> **Instructions for the task**:
Reproduce the listing below in full and without alteration, apart from its pictures.

> **Collected data**:
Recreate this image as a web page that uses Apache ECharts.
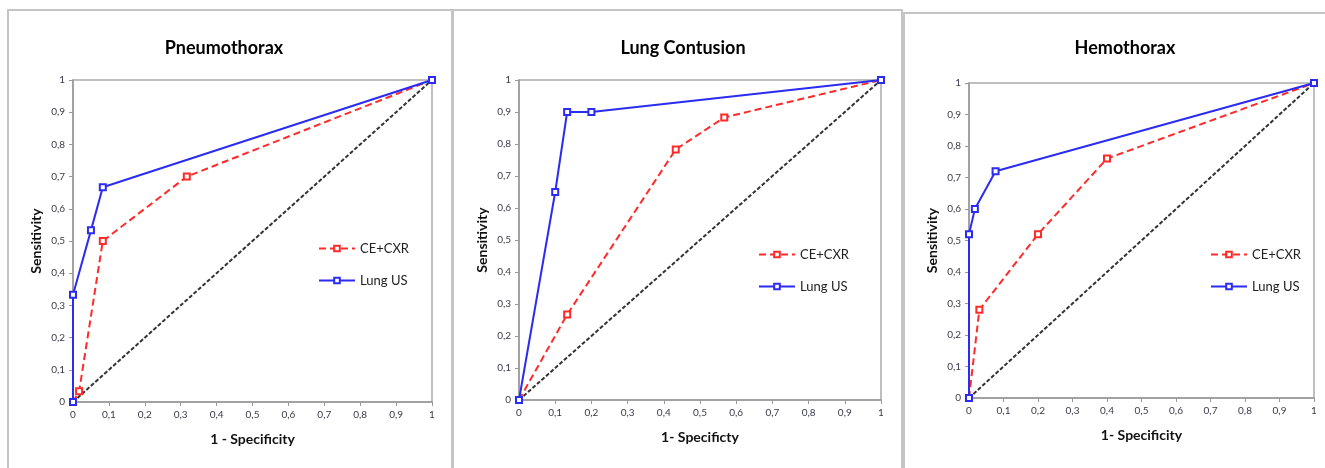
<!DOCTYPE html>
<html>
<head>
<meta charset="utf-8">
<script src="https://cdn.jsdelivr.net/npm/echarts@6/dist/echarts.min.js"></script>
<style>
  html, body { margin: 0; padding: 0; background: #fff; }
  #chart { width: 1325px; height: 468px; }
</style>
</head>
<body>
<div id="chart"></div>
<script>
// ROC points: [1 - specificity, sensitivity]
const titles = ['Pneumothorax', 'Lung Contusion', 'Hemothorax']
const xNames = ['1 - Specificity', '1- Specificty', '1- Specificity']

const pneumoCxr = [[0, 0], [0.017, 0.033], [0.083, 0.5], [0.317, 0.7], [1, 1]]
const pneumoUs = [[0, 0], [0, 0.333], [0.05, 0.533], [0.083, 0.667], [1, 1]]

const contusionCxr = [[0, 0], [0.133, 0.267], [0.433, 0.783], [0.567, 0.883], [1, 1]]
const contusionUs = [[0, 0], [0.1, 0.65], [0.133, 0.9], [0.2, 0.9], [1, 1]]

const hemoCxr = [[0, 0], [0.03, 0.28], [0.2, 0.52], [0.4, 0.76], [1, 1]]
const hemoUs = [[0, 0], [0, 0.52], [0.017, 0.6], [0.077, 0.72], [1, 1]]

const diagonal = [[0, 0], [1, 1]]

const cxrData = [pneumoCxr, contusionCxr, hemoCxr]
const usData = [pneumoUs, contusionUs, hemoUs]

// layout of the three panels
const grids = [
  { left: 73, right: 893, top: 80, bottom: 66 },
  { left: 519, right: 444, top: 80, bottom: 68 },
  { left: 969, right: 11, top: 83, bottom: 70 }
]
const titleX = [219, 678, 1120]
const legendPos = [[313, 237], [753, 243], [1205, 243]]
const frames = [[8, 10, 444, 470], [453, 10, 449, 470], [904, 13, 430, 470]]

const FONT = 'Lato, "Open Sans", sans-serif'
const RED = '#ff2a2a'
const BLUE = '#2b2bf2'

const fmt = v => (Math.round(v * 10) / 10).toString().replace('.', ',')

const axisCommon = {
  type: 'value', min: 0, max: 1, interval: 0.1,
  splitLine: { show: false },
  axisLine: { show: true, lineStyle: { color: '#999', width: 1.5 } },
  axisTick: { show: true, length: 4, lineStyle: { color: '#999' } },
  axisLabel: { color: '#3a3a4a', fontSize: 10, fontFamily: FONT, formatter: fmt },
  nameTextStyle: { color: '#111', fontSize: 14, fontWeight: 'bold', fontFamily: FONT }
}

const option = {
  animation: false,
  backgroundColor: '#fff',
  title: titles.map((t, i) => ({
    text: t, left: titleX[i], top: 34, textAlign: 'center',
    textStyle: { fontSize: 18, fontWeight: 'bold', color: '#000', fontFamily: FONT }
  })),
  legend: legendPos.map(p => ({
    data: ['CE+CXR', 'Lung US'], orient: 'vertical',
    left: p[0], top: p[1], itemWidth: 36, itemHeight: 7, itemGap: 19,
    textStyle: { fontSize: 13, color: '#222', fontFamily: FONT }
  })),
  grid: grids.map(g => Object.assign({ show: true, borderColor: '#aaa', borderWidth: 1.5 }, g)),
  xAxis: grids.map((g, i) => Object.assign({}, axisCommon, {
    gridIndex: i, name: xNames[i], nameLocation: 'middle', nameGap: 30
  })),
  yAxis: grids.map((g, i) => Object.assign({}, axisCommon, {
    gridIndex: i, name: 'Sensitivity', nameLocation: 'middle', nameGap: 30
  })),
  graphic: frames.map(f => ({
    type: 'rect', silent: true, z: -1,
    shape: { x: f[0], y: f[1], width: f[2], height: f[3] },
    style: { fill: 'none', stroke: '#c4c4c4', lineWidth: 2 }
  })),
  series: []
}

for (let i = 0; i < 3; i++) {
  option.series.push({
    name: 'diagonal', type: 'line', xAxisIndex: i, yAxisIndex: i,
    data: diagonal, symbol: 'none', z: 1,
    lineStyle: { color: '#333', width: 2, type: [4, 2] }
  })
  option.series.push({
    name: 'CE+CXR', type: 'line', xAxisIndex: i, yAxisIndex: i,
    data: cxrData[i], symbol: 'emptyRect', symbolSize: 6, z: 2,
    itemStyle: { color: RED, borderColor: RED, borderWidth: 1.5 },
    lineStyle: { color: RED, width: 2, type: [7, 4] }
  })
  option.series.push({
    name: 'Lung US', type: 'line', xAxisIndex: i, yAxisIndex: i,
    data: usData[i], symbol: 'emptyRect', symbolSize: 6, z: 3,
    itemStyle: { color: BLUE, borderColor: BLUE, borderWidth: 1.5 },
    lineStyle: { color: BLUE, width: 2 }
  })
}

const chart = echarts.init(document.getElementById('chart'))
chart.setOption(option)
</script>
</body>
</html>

> **Result for this task**:
Recreate this image as a web page that uses Apache ECharts.
<!DOCTYPE html>
<html>
<head>
<meta charset="utf-8">
<script src="https://cdn.jsdelivr.net/npm/echarts@6/dist/echarts.min.js"></script>
<style>
  html, body { margin: 0; padding: 0; background: #fff; }
  #chart { width: 1325px; height: 468px; }
</style>
</head>
<body>
<div id="chart"></div>
<script>
// ROC points: [1 - specificity, sensitivity]
const titles = ['Pneumothorax', 'Lung Contusion', 'Hemothorax']
const xNames = ['1 - Specificity', '1- Specificty', '1- Specificity']

const pneumoCxr = [[0, 0], [0.017, 0.033], [0.083, 0.5], [0.317, 0.7], [1, 1]]
const pneumoUs = [[0, 0], [0, 0.333], [0.05, 0.533], [0.083, 0.667], [1, 1]]

const contusionCxr = [[0, 0], [0.133, 0.267], [0.433, 0.783], [0.567, 0.883], [1, 1]]
const contusionUs = [[0, 0], [0.1, 0.65], [0.133, 0.9], [0.2, 0.9], [1, 1]]

const hemoCxr = [[0, 0], [0.03, 0.28], [0.2, 0.52], [0.4, 0.76], [1, 1]]
const hemoUs = [[0, 0], [0, 0.52], [0.017, 0.6], [0.077, 0.72], [1, 1]]

const diagonal = [[0, 0], [1, 1]]

const cxrData = [pneumoCxr, contusionCxr, hemoCxr]
const usData = [pneumoUs, contusionUs, hemoUs]

// layout of the three panels
const grids = [
  { left: 73, right: 893, top: 80, bottom: 66 },
  { left: 519, right: 444, top: 80, bottom: 68 },
  { left: 969, right: 11, top: 83, bottom: 70 }
]
const titleX = [219, 678, 1120]
const legendPos = [[313, 237], [753, 243], [1205, 243]]
const frames = [[8, 10, 444, 470], [453, 10, 449, 470], [904, 13, 430, 470]]

const FONT = 'Lato, "Open Sans", sans-serif'
const RED = '#ff2a2a'
const BLUE = '#2b2bf2'

const fmt = v => (Math.round(v * 10) / 10).toString().replace('.', ',')

const axisCommon = {
  type: 'value', min: 0, max: 1, interval: 0.1,
  splitLine: { show: false },
  axisLine: { show: true, lineStyle: { color: '#999', width: 1.5 } },
  axisTick: { show: true, length: 4, lineStyle: { color: '#999' } },
  axisLabel: { color: '#3a3a4a', fontSize: 10, fontFamily: FONT, formatter: fmt },
  nameTextStyle: { color: '#111', fontSize: 14, fontWeight: 'bold', fontFamily: FONT }
}

const option = {
  animation: false,
  backgroundColor: '#fff',
  title: titles.map((t, i) => ({
    text: t, left: titleX[i], top: 34, textAlign: 'center',
    textStyle: { fontSize: 18, fontWeight: 'bold', color: '#000', fontFamily: FONT }
  })),
  legend: legendPos.map(p => ({
    data: ['CE+CXR', 'Lung US'], orient: 'vertical',
    left: p[0], top: p[1], itemWidth: 36, itemHeight: 7, itemGap: 19,
    textStyle: { fontSize: 13, color: '#222', fontFamily: FONT }
  })),
  grid: grids.map(g => Object.assign({ show: true, borderColor: '#aaa', borderWidth: 1.5 }, g)),
  xAxis: grids.map((g, i) => Object.assign({}, axisCommon, {
    gridIndex: i, name: xNames[i], nameLocation: 'middle', nameGap: 30
  })),
  yAxis: grids.map((g, i) => Object.assign({}, axisCommon, {
    gridIndex: i, name: 'Sensitivity', nameLocation: 'middle', nameGap: 30
  })),
  graphic: frames.map(f => ({
    type: 'rect', silent: true, z: -1,
    shape: { x: f[0], y: f[1], width: f[2], height: f[3] },
    style: { fill: 'none', stroke: '#c4c4c4', lineWidth: 2 }
  })),
  series: []
}

for (let i = 0; i < 3; i++) {
  option.series.push({
    name: 'diagonal', type: 'line', xAxisIndex: i, yAxisIndex: i,
    data: diagonal, symbol: 'none', z: 1,
    lineStyle: { color: '#333', width: 2, type: [4, 2] }
  })
  option.series.push({
    name: 'CE+CXR', type: 'line', xAxisIndex: i, yAxisIndex: i,
    data: cxrData[i], symbol: 'emptyRect', symbolSize: 6, z: 2,
    itemStyle: { color: RED, borderColor: RED, borderWidth: 1.5 },
    lineStyle: { color: RED, width: 2, type: [7, 4] }
  })
  option.series.push({
    name: 'Lung US', type: 'line', xAxisIndex: i, yAxisIndex: i,
    data: usData[i], symbol: 'emptyRect', symbolSize: 6, z: 3,
    itemStyle: { color: BLUE, borderColor: BLUE, borderWidth: 1.5 },
    lineStyle: { color: BLUE, width: 2 }
  })
}

const chart = echarts.init(document.getElementById('chart'))
chart.setOption(option)
</script>
</body>
</html>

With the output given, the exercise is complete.